I can not describe the futility of trying to put all of human thought, and desire, and emotion onto the page, and despite the fact that this morning’s adventures will amount to nothing more than an acid head’s field trip, I have the intense desire to devote my life; here, three days after my 23rd birthday, to that insatiable goal, knowing full well that never being able to reach it, is the only reason to try.

Anyway, I’m off the mountain, let me try to accurately describe one of the most intensely visual experiences of my life with some adjectives.

Climbing down the trail the canopy began dropping to about eye level, spears of bamboo shot across the width of the trail and light was carving its way onto the bamboo. The bamboo stalks became like shower rods, and the air became curtains, dancing and curving curtains of air before and behind me. The light and dust mingles until it becomes as solid and ethereal as crossing the plane of existence and at the same time denying that the boundary exists.

When I came to Japan one month ago, I didn’t like memoir. I didn’t and still don’t consider myself a memoir writer, however, I can’t deny that life is flashing by at impossible velocities in both directions. I can sit here in a shell and analyze the world around me, create philosophies from rearview mirrors, and fiction from tail lights, or poetry from the overwhelming blindness of a moment of flashed high beams.

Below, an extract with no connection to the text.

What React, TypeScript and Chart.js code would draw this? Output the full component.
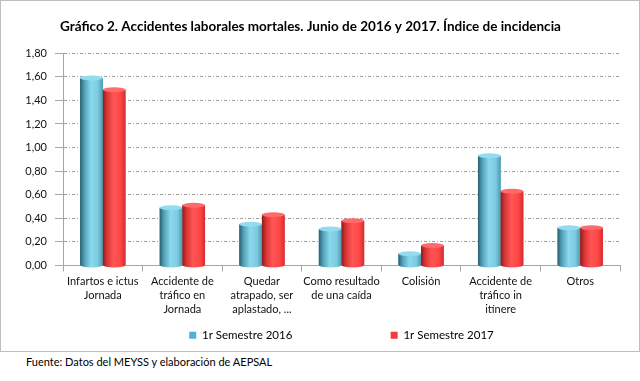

All of these are to be counted among the most noble of pursuits, but right now all I can do is stand up and hold my thumb out to the passing traffic.

…but enough with the acid induced melodrama, I returned to base-camp, and by the way, a psytrance rave is a bad-ass base camp, with a chest high bamboo walking stick the forest had lent me. I had a new appreciation for my surroundings, this plateau was a small slice of Earth where the laws of the universe were put on hold for a day or two. Leaves dropped and suspended in the air, the existence and absence of God was proven and disproven hourly, the clouds linked hands to block the sun, and the music never died. The music was the only solid object in the world, while everything around me twisted and distorted, people and worlds, the music remained fixed and unassailable. And if music was the world, dancing is what made its axis spin, and so I did, and so it did.

But like all realities, I began to tire of the music, its primal thuds seemed to better explain the darkness, the closed spaces, and the looming unknowns around us. The afternoon was time for enlightenment, for more airy discords, the mountains and villages far below, the purple flowers ringing the rave, these things were mounting a fresh assault on the sense, and the primal drumming of last nights bass would not suffice to repel them.

So, in the name of enlightenment I will finally endeavor to tell you about my Odyssey to the car, that first time, a small story which has until now managed to elude us. I don’t remember the purpose of the venture, but it hardly matters, I think the drugs were simply requiring a journey of me. I passed through the community of tents, lit up with their lanterns like an insane suburb, and pressed on through the first parking lot. After I’d passed the idle cars, although nothing at the time was quite stationary, and headed down the hill toward the entrance to the Mystical Village. It was on this hill that something extraordinary happened. The music continued to pound in thuds and thumps on my right side. Water was trickling and running on my left side. Cicadas were buzzing all around me. Leaves were crunching under my feet. Trucks were screeching over my head and to the left on the highway. The last bats were swooping above me, while all the birds were greeting the day. This at first was a cacophony of sound. I raised my left hand. The water, and trucks and chirps syncopated. I raised my right hand, the psytrance, the broken twigs and leaves, and the birds and the bats syncopated. For the rest of the walk, I was the greatest conductor the universe had ever seen, all sounds from man and nature were relegated under my control, all formed parts of this my masterpiece. My opus was being written and played before my very feet. The universe was a pattern of notes that only I had the score to, and I was sharing it with everyone around me. Though to be fair, I was the only one who could hear it.